The conical point and the transverse bore are coordinated with one another in such a way that at least two "neighboring" conductor cross-sections (for example 50 mm2 and 70 mm2 or 95 mm2 and 120 mm2) can be clamped in. For the purpose of manipulating the clamping screw, the latter is preferably provided with a hexagonal recess 13 and can thus be screwed in by means of a manipulating tool 14.
For the purpose of connecting a stranded conductor 5 to the contact element, the said conductor is first stripped of insulation at its front end and the said end is inserted in the transverse bore.
Naturally, a number of small conductors may also be clamped in at the same time, with the proviso that the total cross-section must lie within the intended clamping range. In the initial state, the point of the clamping screw 10 must not yet project into the transverse bore 4. The stranded conductor 5 which has been stripped of insulation is inserted in the transverse bore as far as the opposite end thereof. The clamping screw can be tightened with the aid of an ordinary commercial hexagonal screwdriver, the end of which can be pushed through the longitudinal bore in the contact element as far as the hexagonal recess in the clamping screw. Under these circumstances, the conical point 11 penetrates into the stranded conductor 5 and distributes the latter uniformly over both sides of the narrowing cross-section of the bore.

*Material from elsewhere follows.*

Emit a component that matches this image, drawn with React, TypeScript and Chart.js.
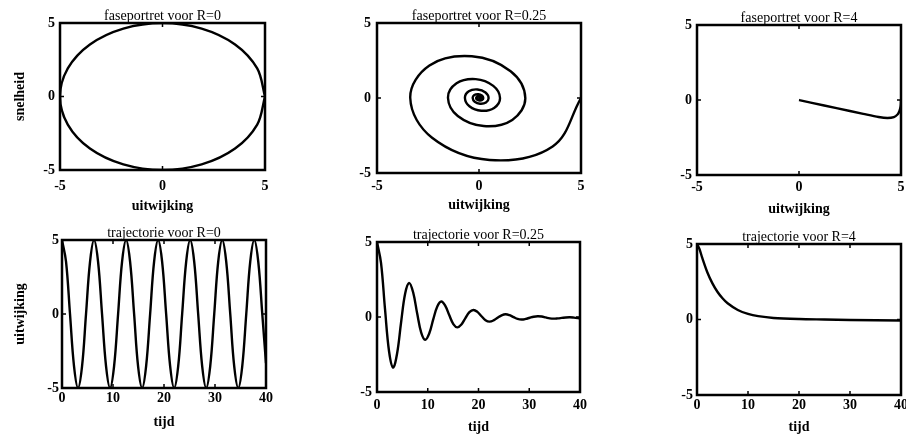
import React, { useEffect, useRef } from "react";
import { Chart, registerables } from "chart.js";

Chart.register(...registerables);

const FONT = "'Liberation Serif', 'Times New Roman', serif";

const phaseTicks = [-5, 0, 5];
const timeTicks = [0, 10, 20, 30, 40];
const valueTicks = [-5, 0, 5];

// R = 0: phase portrait (uitwijking, snelheid)
const r0PhaseX = [5, 4.62, 3.54, 1.91, 0, -1.91, -3.54, -4.62, -5, -4.62, -3.54, -1.91, 0, 1.91, 3.54, 4.62, 5];
const r0PhaseV = [0, -1.91, -3.54, -4.62, -5, -4.62, -3.54, -1.91, 0, 1.91, 3.54, 4.62, 5, 4.62, 3.54, 1.91, 0];

// R = 0.25: phase portrait
const r025PhaseX = [5, 3.61, 0.52, -2.3, -3.37, -2.43, -0.35, 1.55, 2.27, 1.63, 0.23, -1.04, -1.52, -1.1, -0.16, 0.7, 1.03, 0.74, 0.11, -0.47, -0.69, -0.5, -0.07, 0.32, 0.47, 0.34, 0.05, -0.21, -0.31, -0.23, -0.03, 0.14, 0.21, 0.15, 0.02, -0.1, -0.14, -0.1, -0.01, 0.065, 0.095, 0.07, 0.01, -0.044, -0.064, -0.046, -0.007, 0.03, 0.043, 0.031, 0.004];
const r025PhaseV = [0, -3.23, -4.13, -2.65, 0, 2.17, 2.78, 1.78, 0, -1.46, -1.87, -1.2, 0, 0.98, 1.26, 0.81, 0, -0.66, -0.85, -0.55, 0, 0.45, 0.57, 0.37, 0, -0.3, -0.38, -0.25, 0, 0.2, 0.26, 0.17, 0, -0.14, -0.17, -0.11, 0, 0.09, 0.12, 0.075, 0, -0.06, -0.08, -0.05, 0, 0.04, 0.05, 0.034, 0, -0.028, -0.036];

// R = 4: phase portrait
const r4PhaseX = [5, 4.994, 4.978, 4.92, 4.84, 4.65, 4.33, 3.9, 3.15, 1.84, 0.63, 0.07, 0];
const r4PhaseV = [0, -0.25, -0.45, -0.75, -0.95, -1.14, -1.2, -1.13, -0.92, -0.54, -0.19, -0.02, 0];

// R = 0: trajectory (tijd, uitwijking)
const r0Time = [0, 0.79, 1.57, 2.36, 3.14, 3.93, 4.71, 5.5, 6.28, 7.07, 7.85, 8.64, 9.42, 10.21, 11.0, 11.78, 12.57, 13.35, 14.14, 14.92, 15.71, 16.49, 17.28, 18.06, 18.85, 19.63, 20.42, 21.21, 21.99, 22.78, 23.56, 24.35, 25.13, 25.92, 26.7, 27.49, 28.27, 29.06, 29.85, 30.63, 31.42, 32.2, 32.99, 33.77, 34.56, 35.34, 36.13, 36.91, 37.7, 38.48, 39.27, 40];
const r0Pos = [5, 3.54, 0, -3.54, -5, -3.54, 0, 3.54, 5, 3.54, 0, -3.54, -5, -3.54, 0, 3.54, 5, 3.54, 0, -3.54, -5, -3.54, 0, 3.54, 5, 3.54, 0, -3.54, -5, -3.54, 0, 3.54, 5, 3.54, 0, -3.54, -5, -3.54, 0, 3.54, 5, 3.54, 0, -3.54, -5, -3.54, 0, 3.54, 5, 3.54, 0, -3.33];

// R = 0.25: trajectory
const r025Time = [0, 0.79, 1.58, 2.38, 3.17, 3.96, 4.75, 5.54, 6.33, 7.13, 7.92, 8.71, 9.5, 10.29, 11.08, 11.88, 12.67, 13.46, 14.25, 15.04, 15.83, 16.63, 17.42, 18.21, 19.0, 19.79, 20.59, 21.38, 22.17, 22.96, 23.75, 24.55, 25.34, 26.13, 26.92, 27.71, 28.5, 29.29, 30.09, 30.88, 31.67, 32.46, 33.25, 34.05, 34.84, 35.63, 36.42, 37.21, 38.0, 38.8, 39.59, 40];
const r025Pos = [5, 3.61, 0.52, -2.3, -3.37, -2.43, -0.35, 1.55, 2.27, 1.63, 0.23, -1.04, -1.52, -1.1, -0.16, 0.7, 1.03, 0.74, 0.11, -0.47, -0.69, -0.5, -0.07, 0.32, 0.47, 0.34, 0.05, -0.21, -0.31, -0.23, -0.05, 0.11, 0.18, 0.12, -0.01, -0.13, -0.17, -0.13, -0.05, 0.02, 0.05, 0.03, -0.03, -0.09, -0.11, -0.09, -0.06, -0.03, -0.02, -0.04, -0.07, -0.09];

// R = 4: trajectory
const r4Time = [0, 0.5, 1, 2, 3, 4, 5, 6, 8, 10, 12, 15, 20, 25, 30, 40];
const r4Pos = [5, 4.65, 4.11, 3.15, 2.41, 1.84, 1.41, 1.08, 0.63, 0.37, 0.22, 0.1, 0.03, 0, -0.03, -0.07];

type PanelCfg = {
  key: string;
  title: string;
  box: [number, number, number, number];
  L: number;
  yTitle?: string;
  xTitle: string;
  xTicks: number[];
  xs: number[];
  ys: number[];
  tension: number;
  xTickPad: number;
  xTitleOff: number;
  yTickPad: number;
};

const panels: PanelCfg[] = [
  { key: "p1", title: "faseportret voor R=0", box: [60, 23, 265, 170], L: 60, yTitle: "snelheid", xTitle: "uitwijking", xTicks: phaseTicks, xs: r0PhaseX, ys: r0PhaseV, tension: 0.34, xTickPad: 7.5, xTitleOff: 36, yTickPad: 5 },
  { key: "p2", title: "faseportret voor R=0.25", box: [377, 23, 581, 173], L: 30, xTitle: "uitwijking", xTicks: phaseTicks, xs: r025PhaseX, ys: r025PhaseV, tension: 0.38, xTickPad: 4.6, xTitleOff: 32, yTickPad: 6 },
  { key: "p3", title: "faseportret voor R=4", box: [697, 25, 901, 175], L: 30, xTitle: "uitwijking", xTicks: phaseTicks, xs: r4PhaseX, ys: r4PhaseV, tension: 0.3, xTickPad: 4, xTitleOff: 34, yTickPad: 5 },
  { key: "p4", title: "trajectorie voor R=0", box: [62, 240, 266, 388], L: 62, yTitle: "uitwijking", xTitle: "tijd", xTicks: timeTicks, xs: r0Time, ys: r0Pos, tension: 0.38, xTickPad: 1.6, xTitleOff: 34, yTickPad: 3 },
  { key: "p5", title: "trajectorie voor R=0.25", box: [377, 242, 580, 392], L: 30, xTitle: "tijd", xTicks: timeTicks, xs: r025Time, ys: r025Pos, tension: 0.38, xTickPad: 4.6, xTitleOff: 35, yTickPad: 5 },
  { key: "p6", title: "trajectorie voor R=4", box: [697, 244, 901, 395], L: 30, xTitle: "tijd", xTicks: timeTicks, xs: r4Time, ys: r4Pos, tension: 0.3, xTickPad: 1.6, xTitleOff: 32, yTickPad: 4 },
];

const TOP = 20;
const BOTTOM = 46;
const RIGHT = 16;
const TITLE_SIZE = 14;

const boxPlugin = {
  id: "matlabBox",
  afterDraw(chart: any) {
    const { ctx, chartArea } = chart;
    const { left, top, right, bottom } = chartArea;
    ctx.save();
    ctx.strokeStyle = "#000";
    ctx.lineWidth = 2.5;
    ctx.strokeRect(left, top, right - left, bottom - top);
    ctx.lineWidth = 1.5;
    const xs = chart.scales.x;
    const ys = chart.scales.y;
    ctx.beginPath();
    xs.ticks.forEach((t: any) => {
      const p = xs.getPixelForValue(t.value);
      ctx.moveTo(p, bottom);
      ctx.lineTo(p, bottom - 4);
      ctx.moveTo(p, top);
      ctx.lineTo(p, top + 4);
    });
    ys.ticks.forEach((t: any) => {
      const p = ys.getPixelForValue(t.value);
      ctx.moveTo(left, p);
      ctx.lineTo(left + 4, p);
      ctx.moveTo(right, p);
      ctx.lineTo(right - 4, p);
    });
    ctx.stroke();
    ctx.restore();
  },
};

function Panel({ cfg }: { cfg: PanelCfg }) {
  const ref = useRef<HTMLCanvasElement>(null);
  const [l, t, r, b] = cfg.box;
  const w = r - l + cfg.L + RIGHT;
  const h = b - t + TOP + BOTTOM;

  useEffect(() => {
    if (!ref.current) return;
    const pts = cfg.xs.map((x, i) => ({ x, y: cfg.ys[i] }));
    const tickFont = { family: FONT, size: 14, weight: "bold" as const, lineHeight: 1.2 };
    const titleLH = TITLE_SIZE * 1.2;
    const chart = new Chart(ref.current, {
      type: "scatter",
      data: {
        datasets: [
          {
            data: pts,
            showLine: true,
            borderColor: "#000",
            backgroundColor: "#000",
            borderWidth: 2.4,
            pointRadius: 0,
            tension: cfg.tension,
            fill: false,
          },
        ],
      },
      options: {
        animation: false,
        responsive: false,
        maintainAspectRatio: false,
        layout: { padding: { left: 0, right: RIGHT, top: 0, bottom: 0 } },
        plugins: {
          legend: { display: false },
          tooltip: { enabled: false },
          title: {
            display: true,
            text: cfg.title,
            fullSize: false,
            color: "#000",
            font: { family: FONT, size: TITLE_SIZE, weight: "normal", lineHeight: 1.2 },
            padding: { top: TOP - titleLH + 2, bottom: -2 },
          },
        },
        scales: {
          x: {
            type: "linear",
            min: cfg.xTicks[0],
            max: cfg.xTicks[cfg.xTicks.length - 1],
            afterBuildTicks: (s: any) => {
              s.ticks = cfg.xTicks.map((v) => ({ value: v }));
            },
            afterFit: (s: any) => {
              s.height = BOTTOM;
            },
            ticks: { color: "#000", font: tickFont, padding: cfg.xTickPad, maxRotation: 0, autoSkip: false },
            grid: { display: false, drawTicks: false },
            border: { display: false },
            title: {
              display: true,
              text: cfg.xTitle,
              color: "#000",
              font: tickFont,
              padding: { top: 0, bottom: 37.6 - cfg.xTitleOff },
            },
          },
          y: {
            type: "linear",
            min: -5,
            max: 5,
            afterBuildTicks: (s: any) => {
              s.ticks = valueTicks.map((v) => ({ value: v }));
            },
            afterFit: (s: any) => {
              s.width = cfg.L;
            },
            ticks: { color: "#000", font: tickFont, padding: cfg.yTickPad, autoSkip: false },
            grid: { display: false, drawTicks: false },
            border: { display: false },
            title: {
              display: !!cfg.yTitle,
              text: cfg.yTitle || "",
              color: "#000",
              font: tickFont,
              padding: { top: 11.6, bottom: 0 },
            },
          },
        },
      },
      plugins: [boxPlugin],
    } as any);
    return () => chart.destroy();
  }, []);

  return (
    <canvas
      ref={ref}
      width={w}
      height={h}
      style={{ position: "absolute", left: l - cfg.L, top: t - TOP, width: w, height: h }}
    />
  );
}

export default function App() {
  return (
    <div
      style={{
        position: "absolute",
        left: 0,
        top: 0,
        width: 906,
        height: 435,
        overflow: "hidden",
        background: "#fff",
      }}
    >
      {panels.map((p) => (
        <Panel key={p.key} cfg={p} />
      ))}
    </div>
  );
}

The strand is forced against the wall in the region of the shoulder 7. Since the strand encounters a somewhat larger bore after the shoulder 7, it is opened out to a somewhat greater extent at that point. The effect of this measure is that pulling-out of the conductor is made more difficult. For doing so, major extracting forces are required, which are comparable to those for a crimped connection. If fine threads are used, the security from vibration is increased at the same time. Since contact with the stranded conductor is made all round, both on its outer periphery and also in its internal region, by the clamping cone, a low current-flow resistance at the connecting point is achieved. Consequently, only low self-heating occurs at the said connecting point.